As of December 31, 2025, unremitted foreign earnings, which were not significant, have been retained by the Company’s foreign subsidiaries for indefinite reinvestment. Upon repatriation of those earnings, in the form of dividends or otherwise, the Company could be subject to state tax and withholding taxes payable to various foreign countries.

The Company establishes reserves for uncertain tax positions based on management’s assessment of exposure associated with tax deductions, permanent tax differences, and tax credits. The tax reserves are analyzed periodically and adjustments are made as events occur that warrant adjustment to the reserve. The Company’s policy is to recognize interest and penalties related to unrecognized tax benefits as a component of income tax expense.

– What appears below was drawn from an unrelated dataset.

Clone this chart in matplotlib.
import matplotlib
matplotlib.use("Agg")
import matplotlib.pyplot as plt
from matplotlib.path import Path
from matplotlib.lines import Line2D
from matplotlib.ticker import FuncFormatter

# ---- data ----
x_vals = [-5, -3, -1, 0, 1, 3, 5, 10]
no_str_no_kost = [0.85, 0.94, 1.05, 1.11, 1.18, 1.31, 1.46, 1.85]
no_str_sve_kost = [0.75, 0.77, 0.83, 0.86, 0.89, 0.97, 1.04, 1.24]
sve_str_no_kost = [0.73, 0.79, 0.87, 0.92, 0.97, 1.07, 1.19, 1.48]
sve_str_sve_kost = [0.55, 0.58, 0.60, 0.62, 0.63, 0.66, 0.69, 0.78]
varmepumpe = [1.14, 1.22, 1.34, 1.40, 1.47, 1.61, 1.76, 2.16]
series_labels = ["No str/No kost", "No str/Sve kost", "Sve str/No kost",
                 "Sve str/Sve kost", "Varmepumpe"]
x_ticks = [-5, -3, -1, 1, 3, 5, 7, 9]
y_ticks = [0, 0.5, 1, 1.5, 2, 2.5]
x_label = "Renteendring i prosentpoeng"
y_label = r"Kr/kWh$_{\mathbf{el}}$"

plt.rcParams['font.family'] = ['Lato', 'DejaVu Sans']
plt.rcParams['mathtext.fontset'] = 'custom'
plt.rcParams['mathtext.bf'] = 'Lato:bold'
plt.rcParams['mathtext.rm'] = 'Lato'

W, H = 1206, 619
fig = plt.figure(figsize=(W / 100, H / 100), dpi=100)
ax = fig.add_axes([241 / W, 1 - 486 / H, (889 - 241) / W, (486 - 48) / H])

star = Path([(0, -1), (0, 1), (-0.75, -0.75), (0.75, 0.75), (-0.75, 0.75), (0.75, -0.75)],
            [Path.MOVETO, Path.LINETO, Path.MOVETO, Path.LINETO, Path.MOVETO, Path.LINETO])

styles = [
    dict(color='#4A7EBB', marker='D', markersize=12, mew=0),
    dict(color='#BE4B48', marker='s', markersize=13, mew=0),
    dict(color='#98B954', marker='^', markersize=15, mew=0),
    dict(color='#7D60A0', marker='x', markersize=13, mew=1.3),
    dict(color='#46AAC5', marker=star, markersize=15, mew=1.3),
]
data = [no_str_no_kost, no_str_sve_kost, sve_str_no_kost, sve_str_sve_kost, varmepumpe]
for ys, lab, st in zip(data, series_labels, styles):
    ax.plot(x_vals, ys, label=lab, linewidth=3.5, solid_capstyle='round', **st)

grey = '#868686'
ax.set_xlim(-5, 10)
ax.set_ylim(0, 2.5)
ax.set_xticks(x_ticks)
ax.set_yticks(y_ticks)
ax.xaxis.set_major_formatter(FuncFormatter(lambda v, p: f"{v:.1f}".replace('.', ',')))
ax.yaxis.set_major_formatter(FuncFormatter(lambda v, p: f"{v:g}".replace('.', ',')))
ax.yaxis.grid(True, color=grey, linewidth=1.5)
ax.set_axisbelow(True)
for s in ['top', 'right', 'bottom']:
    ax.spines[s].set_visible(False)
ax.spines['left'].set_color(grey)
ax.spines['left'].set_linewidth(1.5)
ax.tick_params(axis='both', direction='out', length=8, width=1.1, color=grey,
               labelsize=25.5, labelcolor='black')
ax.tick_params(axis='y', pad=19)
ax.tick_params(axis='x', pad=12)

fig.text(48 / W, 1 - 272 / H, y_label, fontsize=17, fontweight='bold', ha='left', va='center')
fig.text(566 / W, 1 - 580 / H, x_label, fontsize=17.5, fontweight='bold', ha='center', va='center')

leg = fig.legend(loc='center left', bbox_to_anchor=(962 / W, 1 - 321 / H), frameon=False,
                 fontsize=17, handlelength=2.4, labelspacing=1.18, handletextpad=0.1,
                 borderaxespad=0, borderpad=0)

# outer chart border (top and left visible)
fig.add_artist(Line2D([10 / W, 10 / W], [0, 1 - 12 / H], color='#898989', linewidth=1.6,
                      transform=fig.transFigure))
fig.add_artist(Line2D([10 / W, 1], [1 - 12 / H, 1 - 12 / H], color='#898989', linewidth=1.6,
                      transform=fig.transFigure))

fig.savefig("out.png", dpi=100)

The aggregate changes in the total gross amount of unrecognized tax benefits, excluding penalties and interest, are as follows:
 Year Ended December 31,
 20252024
Unrecognized tax benefits as of January 1$871 $1,044 
Gross increase (decrease) in unrecognized tax benefits due to currency fluctuations - prior year tax positions74 (159)
Lapse of statute of limitations(8)(14)
Unrecognized tax benefits as of December 31$937 $871 

All unrecognized tax benefits as of December 31, 2025 and 2024, if recognized, would result in a reduction of the Company's effective tax rate.

The Company recorded interest and penalties of $86 and $80 in its consolidated statement of operations for the years ended December 31, 2025 and 2024, respectively. Total accrued interest and penalties related to tax positions taken on our tax returns and included in non-current income taxes payable was approximately $508 and $431 as of December 31, 2025 and 2024, respectively.

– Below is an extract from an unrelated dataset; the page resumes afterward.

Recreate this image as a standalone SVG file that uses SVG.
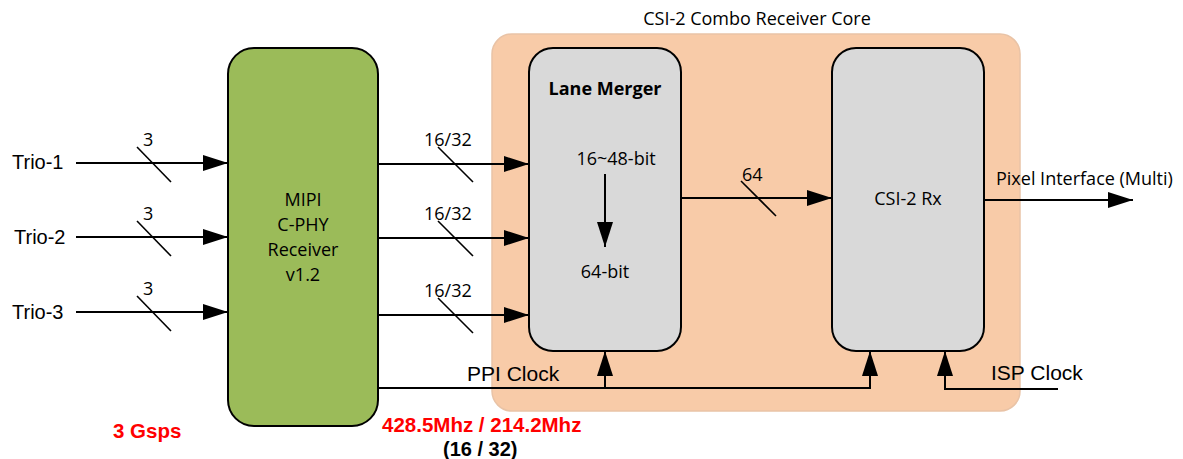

The timing of any resolution of income tax examinations is highly uncertain, as are the amounts and timing of any settlement payment. These events could cause fluctuations in the balance sheet classification of current and non-current assets and liabilities.
The Company’s tax jurisdictions include the United States, the United Kingdom, Denmark, Cyprus, Norway, Brazil, Singapore, Japan, and India. In general, the statute of limitations with respect to the Company’s United States federal income taxes has expired for years prior to 2022, and the relevant state and foreign statutes vary. However, preceding years remain open to examination by United States federal and state and foreign taxing authorities to the extent of future utilization of net operating losses and research and development tax credits generated in each preceding year.

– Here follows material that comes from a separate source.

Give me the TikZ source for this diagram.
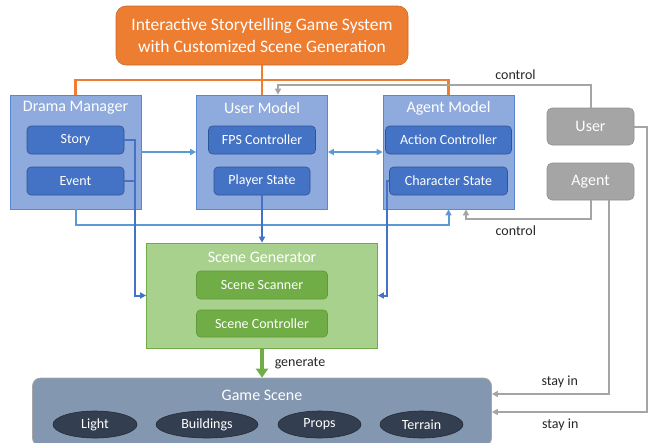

On July 4, 2025, the One Big Beautiful Bill Act (“OBBBA”) was enacted in the U.S. The OBBBA makes permanent key elements of the Tax Cuts and Jobs Act, including 100% bonus depreciation, domestic research cost expensing, and the business interest expense limitation. The legislation has multiple effective dates, with certain provisions effective in 2025 and others implemented through 2027. The Company’s adoption of OBBBA did not materially affect its consolidated financial statements.

Net income taxes paid (net of refunds):
 Year Ended December 31,
 2025
Federal$— 
State25 
Foreign172 
$197 
Income taxes paid (net of refunds) exceeded 5 percent of total income taxes paid (net of refunds) in the following jurisdictions:
 Year Ended December 31,
 2025
State*
Foreign
Brazil43 
Denmark104 
India18 
*- No jurisdiction exceeds 5%

Net income taxes paid (net of refunds) during 2024 was $173.